- [DO THIS]: Return only the stretch of the material below that begins with the line containing "Write the Plotly code for this chart." and ends with the line containing "15, 12, 10, 6]", exactly; both of those lines belong to it.

- [RECORD EXCERPTS]:
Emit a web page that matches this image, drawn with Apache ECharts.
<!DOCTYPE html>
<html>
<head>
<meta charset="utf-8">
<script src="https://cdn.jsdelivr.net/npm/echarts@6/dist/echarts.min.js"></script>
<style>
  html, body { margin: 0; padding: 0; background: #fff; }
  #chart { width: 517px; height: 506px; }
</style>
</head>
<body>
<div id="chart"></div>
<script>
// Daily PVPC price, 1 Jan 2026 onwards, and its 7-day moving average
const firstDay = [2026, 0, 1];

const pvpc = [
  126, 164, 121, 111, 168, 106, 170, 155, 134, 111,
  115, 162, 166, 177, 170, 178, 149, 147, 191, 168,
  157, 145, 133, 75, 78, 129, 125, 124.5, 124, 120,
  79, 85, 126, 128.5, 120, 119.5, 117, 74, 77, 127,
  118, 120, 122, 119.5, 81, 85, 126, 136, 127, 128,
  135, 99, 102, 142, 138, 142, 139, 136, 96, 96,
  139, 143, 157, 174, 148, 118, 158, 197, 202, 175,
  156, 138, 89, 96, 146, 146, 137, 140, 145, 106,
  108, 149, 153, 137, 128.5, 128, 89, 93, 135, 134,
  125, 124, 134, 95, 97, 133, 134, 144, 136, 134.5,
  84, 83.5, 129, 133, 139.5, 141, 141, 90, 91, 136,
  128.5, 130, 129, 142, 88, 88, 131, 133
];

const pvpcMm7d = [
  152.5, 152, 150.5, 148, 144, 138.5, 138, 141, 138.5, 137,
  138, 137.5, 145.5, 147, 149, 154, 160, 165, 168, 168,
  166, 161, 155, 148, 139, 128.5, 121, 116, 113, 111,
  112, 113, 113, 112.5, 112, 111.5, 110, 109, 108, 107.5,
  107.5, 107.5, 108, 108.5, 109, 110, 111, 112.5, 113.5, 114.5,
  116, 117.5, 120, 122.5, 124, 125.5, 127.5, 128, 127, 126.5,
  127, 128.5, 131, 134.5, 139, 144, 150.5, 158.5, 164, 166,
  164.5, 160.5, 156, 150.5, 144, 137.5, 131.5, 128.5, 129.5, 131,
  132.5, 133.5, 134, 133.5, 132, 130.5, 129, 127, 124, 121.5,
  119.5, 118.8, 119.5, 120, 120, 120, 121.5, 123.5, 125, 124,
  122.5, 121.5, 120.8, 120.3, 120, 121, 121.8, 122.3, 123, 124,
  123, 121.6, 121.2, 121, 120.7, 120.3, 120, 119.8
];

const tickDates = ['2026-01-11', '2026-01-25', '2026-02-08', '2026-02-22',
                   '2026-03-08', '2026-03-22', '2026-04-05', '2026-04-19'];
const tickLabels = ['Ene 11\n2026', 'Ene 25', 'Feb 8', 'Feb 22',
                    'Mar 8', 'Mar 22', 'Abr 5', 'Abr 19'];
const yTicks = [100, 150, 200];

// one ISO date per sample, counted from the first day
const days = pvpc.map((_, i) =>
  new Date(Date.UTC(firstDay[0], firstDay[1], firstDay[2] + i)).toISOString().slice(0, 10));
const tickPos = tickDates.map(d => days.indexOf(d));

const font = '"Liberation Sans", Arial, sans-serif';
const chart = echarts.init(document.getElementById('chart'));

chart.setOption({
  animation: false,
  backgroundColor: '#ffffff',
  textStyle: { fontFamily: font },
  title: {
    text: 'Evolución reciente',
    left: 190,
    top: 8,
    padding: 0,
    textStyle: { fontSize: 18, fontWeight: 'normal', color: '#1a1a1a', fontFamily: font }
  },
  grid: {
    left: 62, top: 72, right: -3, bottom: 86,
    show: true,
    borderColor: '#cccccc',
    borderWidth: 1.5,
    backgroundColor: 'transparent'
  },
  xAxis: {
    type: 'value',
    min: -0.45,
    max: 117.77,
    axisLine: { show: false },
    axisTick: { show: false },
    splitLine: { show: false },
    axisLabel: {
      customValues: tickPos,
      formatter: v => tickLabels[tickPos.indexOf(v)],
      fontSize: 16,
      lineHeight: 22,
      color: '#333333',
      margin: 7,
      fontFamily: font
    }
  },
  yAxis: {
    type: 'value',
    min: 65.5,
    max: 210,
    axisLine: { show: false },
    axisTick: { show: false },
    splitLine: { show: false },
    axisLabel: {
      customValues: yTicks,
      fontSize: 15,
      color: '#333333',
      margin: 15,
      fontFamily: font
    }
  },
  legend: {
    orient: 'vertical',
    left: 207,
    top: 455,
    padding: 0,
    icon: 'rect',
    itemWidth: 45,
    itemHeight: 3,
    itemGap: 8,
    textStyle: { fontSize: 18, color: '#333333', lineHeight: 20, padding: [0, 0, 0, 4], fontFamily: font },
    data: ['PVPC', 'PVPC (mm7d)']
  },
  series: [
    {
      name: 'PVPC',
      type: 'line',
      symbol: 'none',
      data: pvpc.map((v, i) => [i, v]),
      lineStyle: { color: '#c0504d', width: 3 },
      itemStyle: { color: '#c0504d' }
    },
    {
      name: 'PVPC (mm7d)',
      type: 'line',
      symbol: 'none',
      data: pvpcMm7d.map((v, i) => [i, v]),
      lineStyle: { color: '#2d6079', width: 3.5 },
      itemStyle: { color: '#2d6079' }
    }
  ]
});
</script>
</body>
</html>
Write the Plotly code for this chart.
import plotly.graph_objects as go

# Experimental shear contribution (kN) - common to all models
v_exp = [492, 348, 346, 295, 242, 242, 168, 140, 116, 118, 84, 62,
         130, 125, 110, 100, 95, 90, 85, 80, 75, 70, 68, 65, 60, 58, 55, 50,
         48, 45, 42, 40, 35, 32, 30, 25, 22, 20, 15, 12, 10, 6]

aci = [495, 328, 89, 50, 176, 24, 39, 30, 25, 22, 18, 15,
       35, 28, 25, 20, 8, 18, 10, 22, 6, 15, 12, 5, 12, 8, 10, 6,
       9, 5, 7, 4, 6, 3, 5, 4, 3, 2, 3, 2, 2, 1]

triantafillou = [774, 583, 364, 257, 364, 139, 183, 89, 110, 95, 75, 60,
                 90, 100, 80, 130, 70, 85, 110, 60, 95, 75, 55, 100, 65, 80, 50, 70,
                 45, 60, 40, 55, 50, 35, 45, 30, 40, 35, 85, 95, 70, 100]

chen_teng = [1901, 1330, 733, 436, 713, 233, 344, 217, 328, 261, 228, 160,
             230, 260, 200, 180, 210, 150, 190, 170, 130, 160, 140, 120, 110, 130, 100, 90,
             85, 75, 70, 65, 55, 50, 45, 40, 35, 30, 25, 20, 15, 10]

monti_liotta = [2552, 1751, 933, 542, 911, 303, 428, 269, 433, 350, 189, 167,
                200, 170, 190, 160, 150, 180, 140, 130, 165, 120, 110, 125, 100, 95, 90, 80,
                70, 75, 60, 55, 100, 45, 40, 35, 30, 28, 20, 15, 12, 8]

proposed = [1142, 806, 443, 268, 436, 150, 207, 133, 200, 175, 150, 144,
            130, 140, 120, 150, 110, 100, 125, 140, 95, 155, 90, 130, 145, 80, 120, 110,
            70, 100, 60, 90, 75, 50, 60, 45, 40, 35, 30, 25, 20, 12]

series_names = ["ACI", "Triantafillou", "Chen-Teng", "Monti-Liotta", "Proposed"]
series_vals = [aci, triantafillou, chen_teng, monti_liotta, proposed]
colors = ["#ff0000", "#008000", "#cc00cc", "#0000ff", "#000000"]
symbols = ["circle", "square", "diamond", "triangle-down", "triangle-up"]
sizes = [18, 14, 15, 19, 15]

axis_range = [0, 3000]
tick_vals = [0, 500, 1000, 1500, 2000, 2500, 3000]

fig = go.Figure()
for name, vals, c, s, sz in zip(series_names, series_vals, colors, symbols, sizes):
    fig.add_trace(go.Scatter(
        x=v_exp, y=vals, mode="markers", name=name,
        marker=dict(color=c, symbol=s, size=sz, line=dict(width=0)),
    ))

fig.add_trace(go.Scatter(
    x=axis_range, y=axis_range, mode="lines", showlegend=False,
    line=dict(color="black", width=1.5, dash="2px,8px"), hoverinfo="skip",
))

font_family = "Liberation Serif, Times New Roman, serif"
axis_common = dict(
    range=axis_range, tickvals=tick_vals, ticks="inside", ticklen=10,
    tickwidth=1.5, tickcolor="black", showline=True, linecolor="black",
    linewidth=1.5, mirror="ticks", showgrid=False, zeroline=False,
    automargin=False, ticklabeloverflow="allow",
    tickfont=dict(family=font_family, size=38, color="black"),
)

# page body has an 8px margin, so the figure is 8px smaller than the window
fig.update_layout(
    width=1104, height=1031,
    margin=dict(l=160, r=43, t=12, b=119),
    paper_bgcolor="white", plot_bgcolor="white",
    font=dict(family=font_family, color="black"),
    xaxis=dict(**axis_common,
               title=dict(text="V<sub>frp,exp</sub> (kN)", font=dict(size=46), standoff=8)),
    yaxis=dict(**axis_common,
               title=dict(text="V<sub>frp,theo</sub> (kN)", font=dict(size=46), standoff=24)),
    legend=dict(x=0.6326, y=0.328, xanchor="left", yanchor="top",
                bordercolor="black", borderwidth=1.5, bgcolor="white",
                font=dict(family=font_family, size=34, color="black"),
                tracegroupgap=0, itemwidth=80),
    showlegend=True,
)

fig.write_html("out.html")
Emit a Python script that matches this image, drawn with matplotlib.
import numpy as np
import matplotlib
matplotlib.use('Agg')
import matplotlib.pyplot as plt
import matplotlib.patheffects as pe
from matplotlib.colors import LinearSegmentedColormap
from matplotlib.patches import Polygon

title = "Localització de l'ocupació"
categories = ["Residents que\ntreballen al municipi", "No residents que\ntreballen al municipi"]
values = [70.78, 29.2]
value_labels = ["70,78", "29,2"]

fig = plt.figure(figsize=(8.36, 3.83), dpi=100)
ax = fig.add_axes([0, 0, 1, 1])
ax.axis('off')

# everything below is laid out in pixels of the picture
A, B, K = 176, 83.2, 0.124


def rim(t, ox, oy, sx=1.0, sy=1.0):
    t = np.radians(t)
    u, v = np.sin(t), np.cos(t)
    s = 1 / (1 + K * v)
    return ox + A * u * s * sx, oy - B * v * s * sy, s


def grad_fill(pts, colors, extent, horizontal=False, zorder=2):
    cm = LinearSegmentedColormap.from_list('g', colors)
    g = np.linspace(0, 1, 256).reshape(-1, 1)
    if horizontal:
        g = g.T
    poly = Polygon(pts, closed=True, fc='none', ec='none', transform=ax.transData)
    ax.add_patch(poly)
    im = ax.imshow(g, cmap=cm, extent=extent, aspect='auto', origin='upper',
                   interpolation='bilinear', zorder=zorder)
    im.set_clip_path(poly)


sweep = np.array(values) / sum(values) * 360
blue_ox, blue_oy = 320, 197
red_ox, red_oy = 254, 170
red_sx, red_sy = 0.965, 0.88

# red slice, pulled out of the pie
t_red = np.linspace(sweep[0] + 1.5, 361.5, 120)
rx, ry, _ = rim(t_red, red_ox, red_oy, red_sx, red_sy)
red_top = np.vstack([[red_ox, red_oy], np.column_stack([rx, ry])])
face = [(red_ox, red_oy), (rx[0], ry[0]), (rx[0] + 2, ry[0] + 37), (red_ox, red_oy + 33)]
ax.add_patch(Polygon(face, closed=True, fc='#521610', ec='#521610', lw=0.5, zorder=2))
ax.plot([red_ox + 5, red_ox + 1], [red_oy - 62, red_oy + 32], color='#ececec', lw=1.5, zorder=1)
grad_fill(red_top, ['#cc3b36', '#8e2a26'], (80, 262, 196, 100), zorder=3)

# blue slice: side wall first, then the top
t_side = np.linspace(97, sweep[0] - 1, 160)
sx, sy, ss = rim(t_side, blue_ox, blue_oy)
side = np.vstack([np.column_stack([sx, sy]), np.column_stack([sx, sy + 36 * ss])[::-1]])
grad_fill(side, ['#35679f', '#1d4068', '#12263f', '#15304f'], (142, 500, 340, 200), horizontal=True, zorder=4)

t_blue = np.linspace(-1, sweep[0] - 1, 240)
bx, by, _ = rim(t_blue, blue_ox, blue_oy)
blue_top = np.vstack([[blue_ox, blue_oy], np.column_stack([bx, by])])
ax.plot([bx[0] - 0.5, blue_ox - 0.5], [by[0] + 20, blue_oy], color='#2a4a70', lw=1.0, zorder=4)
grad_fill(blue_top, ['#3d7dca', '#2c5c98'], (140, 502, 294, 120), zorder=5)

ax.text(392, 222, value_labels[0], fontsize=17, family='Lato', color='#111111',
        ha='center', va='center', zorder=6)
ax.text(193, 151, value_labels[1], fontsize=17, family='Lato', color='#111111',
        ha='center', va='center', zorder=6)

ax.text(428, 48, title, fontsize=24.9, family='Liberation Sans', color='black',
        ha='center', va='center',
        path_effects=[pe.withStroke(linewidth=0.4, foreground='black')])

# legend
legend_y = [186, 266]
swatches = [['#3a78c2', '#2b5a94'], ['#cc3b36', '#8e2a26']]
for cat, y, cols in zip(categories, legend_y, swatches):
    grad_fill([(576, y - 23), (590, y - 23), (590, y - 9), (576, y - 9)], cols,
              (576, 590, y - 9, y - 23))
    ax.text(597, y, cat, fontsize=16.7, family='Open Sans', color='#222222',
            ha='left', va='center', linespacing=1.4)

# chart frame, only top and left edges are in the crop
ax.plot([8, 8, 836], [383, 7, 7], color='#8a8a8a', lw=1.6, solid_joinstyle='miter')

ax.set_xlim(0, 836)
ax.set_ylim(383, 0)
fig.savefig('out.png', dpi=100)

- [EXERCISE ANSWER]:
Write the Plotly code for this chart.
import plotly.graph_objects as go

# Experimental shear contribution (kN) - common to all models
v_exp = [492, 348, 346, 295, 242, 242, 168, 140, 116, 118, 84, 62,
         130, 125, 110, 100, 95, 90, 85, 80, 75, 70, 68, 65, 60, 58, 55, 50,
         48, 45, 42, 40, 35, 32, 30, 25, 22, 20, 15, 12, 10, 6]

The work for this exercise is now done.